I found Antonio and was indeed struck by his work; he has since
gone on to become a world-class art photographer. But I also had
the unexpected pleasure of meeting his older sister, Marta, a bright
young woman who had recently graduated from a place called Tufts
University. We hit it off immediately; we were both interested in
folk art, particularly weaving by Mayan women.
I still remember my initial meeting with Marta. Today, more than
20 years later, we are still friends, and I have watched with fascination
as she has transformed her passionate interest in folk art into
a thriving export business, with special concern for the environment
and preservation of the native culture. As founder of the Asociacíon
Mexicana de Arte y Cultura Popular-AMACUP-she has become an advocate
widely praised for her innovation and drive, winning, for example,
the 1998 First Place Mexico City Export Prize for Crafts Export
Enterprises. Her success reflects her unique ability to match market
demand with craft sources, and to coordinate production, design
and delivery. The greatest testament to the difficulty of this task
is that no one else had successfully done it before-or has done
it since.
Beginnings
Although Marta was raised in Mexico City, her family roots are in
Massachusetts. Her parents grew up in the Boston area and her father,
Mark Turok, earned his undergraduate and graduate degrees in chemistry
at Tufts (1933, 1934). After the war, the Turoks settled in Mexico
City with their first child, Kipi, and Mark established a postcard
business. Marta was born in 1952, and Antonio in 1955.
Marta remembers always feeling at home in Mexico, but, during her
high school years at the American School, she "bounced back
and forth in identity." When it came time to select a college,
the choice was easy: her father's alma mater. But when she arrived
at Tufts, she grappled with internal questions on four fronts: being
Mexican, American, Jewish, and a woman who wanted a career, "not
a usual ideal in those days," she says. "But I knew that
thinking of myself in the context of Mexico gave me a great deal
of satisfaction."
Thanks to Tufts' College Within program, Marta was able to explore
her particular interest in native Mexican arts by designing her
own course of study. Anthropology, her chosen field, was not yet
an official concentration, and through the College Within, she could
study what was closest to her heart: preserving traditional indigenous
crafts. Marta also felt that before she went back to Mexico to begin
a career, a comprehensive senior thesis would give her the kind
of credibility that a diploma, course list, or grade sheet could
not.
She traveled to Chiapas to research her Tufts senior thesis and
there experienced a startling insight. The story, as I remember
it, is as follows. Marta and Walter Morris Jr., an anthropological
researcher and a MacArthur grant recipient, were sitting in a Mayan
weaver's kitchen in the town of Magdalenas, looking at a piece of
handwoven cloth. They looked and they looked and they thought about
what they were seeing. Then one of them said, "These designs
must have a meaning.
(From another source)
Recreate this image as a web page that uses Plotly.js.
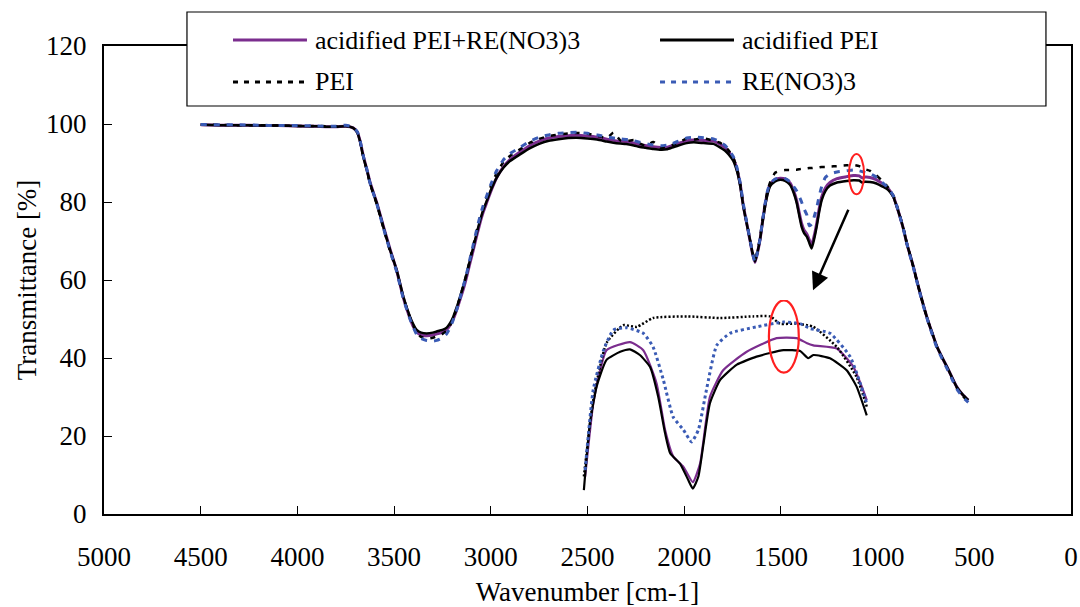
<!DOCTYPE html>
<html>
<head>
<meta charset="utf-8">
<script src="https://cdn.plot.ly/plotly-3.0.1.min.js"></script>
<style>html,body{margin:0;padding:0;background:#fff;}#chart{width:1080px;height:607px;}</style>
</head>
<body>
<div id="chart"></div>
<script>
// ---- Main spectra (wavenumber, cm-1) ----
const wavenumber = [
4500,4400,4300,4200,4100,4000,3900,3800,3750,3712,
3690,3676,3659,3640,3624,3607,3590,3556,3521,3487,
3452,3418,3400,3383,3360,3332,3300,3280,3250,3228,
3210,3194,3175,3159,3140,3124,3107,3090,3073,3056,
3040,3021,3000,2970,2935,2901,2849,2797,2750,2700,
2650,2600,2556,2500,2450,2400,2366,2330,2300,2260,
2228,2200,2160,2120,2090,2060,2030,1987,1950,1900,
1849,1815,1790,1770,1746,1725,1710,1694,1677,1660,
1647,1634,1621,1608,1595,1582,1569,1556,1530,1504,
1478,1453,1435,1418,1405,1393,1380,1366,1353,1341,
1328,1315,1302,1289,1270,1246,1210,1160,1125,1095,
1080,1065,1039,1010,980,953,935,918,901,884,
866,849,832,815,798,780,763,746,729,712,
694,668,642,617,591,560,531];

const acidPEI_RE = [
99.8,99.7,99.7,99.6,99.6,99.5,99.4,99.3,99.4,99.0,
97.9,95.7,91.8,88.2,85.0,82.4,79.9,73.9,67.9,62.5,
55.4,50.2,48.0,46.6,45.9,45.7,45.9,46.2,46.6,47.3,
48.5,50.0,52.5,55.0,58.0,61.0,64.5,67.8,71.3,74.6,
77.3,79.9,82.7,86.2,89.0,90.9,92.8,94.5,95.6,96.4,
96.8,97.0,97.1,96.9,96.6,96.1,95.8,95.6,95.5,95.1,
94.7,94.5,94.2,94.0,94.0,94.5,95.0,95.7,95.9,95.8,
95.6,94.8,94.0,92.9,91.1,88.0,84.4,79.0,74.6,70.2,
66.8,64.5,67.0,70.3,75.0,79.2,82.5,84.5,85.8,86.1,
85.9,84.9,83.0,80.3,77.2,74.5,72.8,71.8,70.3,69.0,
71.3,74.5,78.3,81.3,83.6,85.0,86.0,86.5,86.8,86.7,
86.2,86.4,86.3,85.8,84.9,83.8,82.8,81.4,78.9,76.2,
73.0,69.4,66.4,63.4,60.0,56.6,53.5,50.6,48.0,45.6,
43.0,40.3,37.8,35.2,32.6,30.6,29.2];

const acidPEI = [
99.8,99.7,99.7,99.6,99.6,99.5,99.4,99.3,99.4,99.0,
97.8,95.5,91.5,88.0,84.8,82.2,79.7,73.7,67.7,62.6,
55.7,50.6,48.6,47.2,46.5,46.3,46.5,46.8,47.2,47.8,
49.0,50.6,53.2,55.7,58.8,61.7,65.2,68.5,72.0,75.2,
77.8,80.3,83.0,86.2,88.8,90.5,92.2,93.8,94.9,95.7,
96.1,96.4,96.5,96.3,96.0,95.5,95.2,95.0,94.9,94.5,
94.1,93.9,93.6,93.4,93.5,94.0,94.5,95.1,95.3,95.1,
94.9,94.0,93.2,92.2,90.5,87.5,84.0,78.8,74.5,70.3,
67.0,64.7,67.2,70.3,74.8,78.8,82.0,84.0,85.3,85.7,
85.4,84.4,82.5,79.7,76.5,73.7,72.0,71.1,69.5,68.1,
70.5,73.7,77.5,80.5,82.8,84.2,85.0,85.4,85.6,85.5,
85.0,85.2,85.1,84.8,84.1,83.4,82.5,81.2,78.8,76.2,
73.0,69.4,66.4,63.4,60.0,56.6,53.5,50.6,48.0,45.6,
43.0,40.3,37.8,35.2,32.6,30.6,29.2];

const PEI = [
99.9,99.8,99.7,99.7,99.6,99.5,99.5,99.4,99.6,99.1,
97.9,95.6,91.6,88.0,84.6,82.0,79.5,73.4,67.4,62.3,
55.4,50.4,48.3,46.5,45.4,45.0,45.2,45.6,46.2,47.0,
48.4,50.2,53.0,55.6,58.9,61.9,65.5,69.0,72.6,75.9,
78.6,81.2,84.0,87.4,90.2,91.8,93.5,95.2,96.2,96.9,
97.3,97.6,97.7,97.5,97.0,96.4,97.8,95.8,95.6,95.9,
95.0,94.4,95.4,93.8,94.3,94.6,95.3,96.2,96.0,96.3,
95.7,95.2,94.3,93.2,91.4,88.2,84.6,79.2,74.8,70.5,
67.2,65.0,67.5,70.8,75.4,79.6,83.0,85.0,87.5,88.0,
88.2,88.2,88.3,88.3,88.4,88.5,88.5,88.6,88.7,88.7,
88.8,88.8,88.9,89.0,89.0,89.1,89.2,89.4,89.5,89.2,
88.8,88.4,88.0,87.0,85.6,84.2,83.0,81.6,79.2,76.4,
73.1,69.5,66.4,63.3,59.9,56.5,53.4,50.5,47.9,45.5,
42.9,40.2,37.6,35.0,32.4,30.3,28.9];

const RE_NO3_3 = [
99.9,99.8,99.8,99.7,99.6,99.6,99.5,99.4,99.7,99.2,
98.0,95.8,91.8,88.2,84.8,82.2,79.6,73.5,67.5,62.2,
55.2,50.0,47.8,46.0,45.0,44.5,44.3,44.5,45.2,46.2,
47.8,49.8,52.6,55.4,58.8,61.9,65.6,69.2,72.9,76.3,
79.0,81.6,84.5,88.0,90.8,92.4,94.0,95.6,96.6,97.2,
97.6,97.8,97.9,97.6,97.2,96.7,96.4,96.2,96.0,95.7,
95.3,95.0,94.6,94.4,94.6,95.0,95.6,96.4,96.6,96.5,
96.2,95.4,94.6,93.4,91.6,88.4,84.8,79.4,74.8,70.4,
67.0,64.6,67.2,70.5,75.2,79.5,82.9,84.8,85.9,86.2,
86.0,85.2,84.0,82.8,81.4,80.0,78.2,76.7,73.9,74.3,
76.2,78.5,81.5,84.0,86.3,87.2,87.7,88.0,88.2,88.0,
87.8,87.6,87.3,86.5,85.2,84.0,82.9,81.5,79.0,76.2,
72.9,69.3,66.2,63.2,59.8,56.4,53.3,50.4,47.8,45.3,
42.7,40.0,37.4,34.8,32.1,30.0,28.6];

// ---- Inset (magnified 1600-940 cm-1 region) ----
const insetWnAcidRE = [1600,1581,1565,1550,1495,1464,1433,1413,1394,1370,1348,1331,1308,1277,1222,1152,1105,1082,1066,1011,972,941];
const insetAcidRE   = [69.3,78.4,82.5,85.0,86.0,85.0,80.9,75.1,71.8,70.5,68.6,70.9,79.2,82.5,84.8,86.5,86.5,85.9,85.6,85.2,82.9,78.8];
const insetWnAcid = [1603,1589,1573,1550,1518,1495,1472,1448,1429,1413,1401,1378,1359,1348,1335,1323,1308,1284,1245,1199,1136,1097,1078,1066,1027,988,965,941];
const insetAcid   = [67.6,75.9,80.5,83.8,84.8,85.1,84.4,82.9,79.2,74.7,72.2,70.9,68.9,67.8,69.3,73.4,78.4,81.3,83.2,84.2,85.0,84.9,84.0,84.4,84.0,82.5,80.5,76.9];
const insetWnPEI = [1603,1581,1550,1511,1479,1441,1362,1284,1207,1167,1144,1105,1066,1011,965,941];
const insetPEI   = [69.3,78.8,85.9,88.1,87.9,89.0,89.2,89.0,89.2,89.2,88.3,88.3,87.9,85.4,81.7,78.0];
const insetWnRE = [1600,1581,1557,1534,1503,1464,1441,1417,1394,1370,1351,1335,1316,1292,1261,1199,1136,1097,1074,1027,980,941];
const insetRE   = [70.1,80.1,85.0,87.5,87.8,87.1,85.4,81.3,76.7,75.1,73.6,75.1,80.1,85.6,87.1,87.9,88.5,88.3,87.7,87.1,84.2,78.4];

const seriesNames = ['acidified PEI+RE(NO3)3','acidified PEI','PEI','RE(NO3)3'];
const xTicks = [5000,4500,4000,3500,3000,2500,2000,1500,1000,500,0];
const yTicks = [0,20,40,60,80,100,120];

const PURPLE = '#7B2D8E', BLUE = '#3A5BB5', BLACK = '#000000';
const FONT = '"Liberation Serif"';

const traces = [
  {x: wavenumber, y: acidPEI_RE, name: seriesNames[0], mode:'lines', line:{color:PURPLE, width:3}},
  {x: wavenumber, y: acidPEI, name: seriesNames[1], mode:'lines', line:{color:BLACK, width:2.5}},
  {x: wavenumber, y: PEI, name: seriesNames[2], mode:'lines', line:{color:BLACK, width:2.5, dash:'5px,7px'}},
  {x: wavenumber, y: RE_NO3_3, name: seriesNames[3], mode:'lines', line:{color:BLUE, width:3, dash:'6px,7px'}},
  {x: insetWnAcidRE, y: insetAcidRE, xaxis:'x2', yaxis:'y2', mode:'lines', line:{color:PURPLE, width:2.2}, name: seriesNames[0]},
  {x: insetWnAcid, y: insetAcid, xaxis:'x2', yaxis:'y2', mode:'lines', line:{color:BLACK, width:2.2}, name: seriesNames[1]},
  {x: insetWnPEI, y: insetPEI, xaxis:'x2', yaxis:'y2', mode:'lines', line:{color:BLACK, width:2.5, dash:'2px,2px'}, name: seriesNames[2]},
  {x: insetWnRE, y: insetRE, xaxis:'x2', yaxis:'y2', mode:'lines', line:{color:BLUE, width:3, dash:'3px,3px'}, name: seriesNames[3]}
];
traces.forEach(t => { t.showlegend = false; t.line.shape = 'spline'; t.line.smoothing = 0.5; t.hoverinfo = 'skip'; });

// custom legend (box, samples, labels) in paper coordinates
const legX = [0.1334, 0.5750], legSampleW = 0.0765, legRows = [1.0128, 0.9231];
const legendItems = [
  {col:0,row:0,color:PURPLE,dash:'solid',w:3},
  {col:1,row:0,color:BLACK,dash:'solid',w:3},
  {col:0,row:1,color:BLACK,dash:'5px,6px',w:3},
  {col:1,row:1,color:BLUE,dash:'5px,6px',w:3}
];
const shapes = [
  {type:'rect', xref:'paper', yref:'paper', x0:0.0858, x1:0.9741, y0:0.8718, y1:1.0726,
   fillcolor:'#ffffff', line:{color:'#000', width:1.2}, layer:'above'},
  // red ellipse in main spectrum
  {type:'circle', xref:'x', yref:'y', x0:1148, x1:1070, y0:82.0, y1:92.3, line:{color:'#ff2020', width:2}},
  // red ellipse in inset
  {type:'circle', xref:'x2', yref:'y2', x0:1170, x1:1100, y0:82.2, y1:91.2, line:{color:'#ff2020', width:2.2}}
];
const annotations = [];
legendItems.forEach((it, i) => {
  shapes.push({type:'line', xref:'paper', yref:'paper', x0:legX[it.col], x1:legX[it.col]+legSampleW,
    y0:legRows[it.row], y1:legRows[it.row], line:{color:it.color, width:it.w, dash:it.dash}, layer:'above'});
  annotations.push({xref:'paper', yref:'paper', x:legX[it.col]+legSampleW+0.0062, y:legRows[it.row],
    xanchor:'left', yanchor:'middle', text:seriesNames[i], showarrow:false, font:{family:FONT, size:26, color:'#000'}});
});
// arrow from main region to inset
annotations.push({xref:'x', yref:'y', x:1334, y:57.4, ax:36, ay:-82, showarrow:true, text:'',
  arrowhead:2, arrowsize:1.4, arrowwidth:2.5, arrowcolor:'#000'});

const layout = {
  width:1080, height:607,
  margin:{l:104, r:9, t:46, b:93},
  paper_bgcolor:'#fff', plot_bgcolor:'#fff',
  font:{family:FONT, size:27, color:'#000'},
  showlegend:false,
  xaxis:{range:[5000,0], tickvals:xTicks, ticks:'inside', ticklen:8, tickwidth:1, tickcolor:'#000',
    showline:true, linewidth:2, linecolor:'#000', mirror:true, showgrid:false, zeroline:false,
    ticklabelstandoff:18, tickfont:{family:FONT, size:27},
    title:{text:'Wavenumber [cm-1]', font:{family:FONT, size:27}, standoff:16}},
  yaxis:{range:[0,120], tickvals:yTicks, ticks:'inside', ticklen:8, tickwidth:1, tickcolor:'#000',
    showline:true, linewidth:2, linecolor:'#000', mirror:true, showgrid:false, zeroline:false,
    ticklabelstandoff:10, tickfont:{family:FONT, size:27},
    title:{text:'Transmittance [%]', font:{family:FONT, size:27}, standoff:2}},
  xaxis2:{domain:[0.4871,0.7973], range:[1623.7,921.7], anchor:'y2', visible:false, showgrid:false, zeroline:false},
  yaxis2:{domain:[0.0299,0.4573], range:[66.38,91.24], anchor:'x2', visible:false, showgrid:false, zeroline:false},
  shapes: shapes,
  annotations: annotations
};

Plotly.newPlot('chart', traces, layout, {staticPlot:true, displayModeBar:false});
</script>
</body>
</html>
The meaning may be lost now, but there must
be something they once represented."
"I remember how powerful that idea was at the time,"
said Marta. "We had no evidence, no written record, but I just
had a feeling that this was true."
Subsequent research has indeed proved their hunch, that an ancient
representational design system was embedded in clothing and ceremonial
cloths. The findings support the belief that there is continuity
between pre-Columbian Mayan cultures and contemporary Mayan practices.
According to Tomás Ybarra-Frausto of the Rockefeller Foundation,
Marta could have built a successful academic career by continuing
this Chiapas research. "Instead," he says, "she opted
to share this information with the people and pursue 'practical'
anthropology, helping people make a living with what they do best."
He added, "To me, what she did reflects the true and generous
character that is Marta."
Our Paths Cross Again
In 1981, I moved to Mexico City. I was writing features on folk
art and fine art-including a piece on FONART, the official Mexican
folk art support arm, and another on noted photographer Manuel Alvarez
Bravo-and acting as a contributing editor for Américas magazine.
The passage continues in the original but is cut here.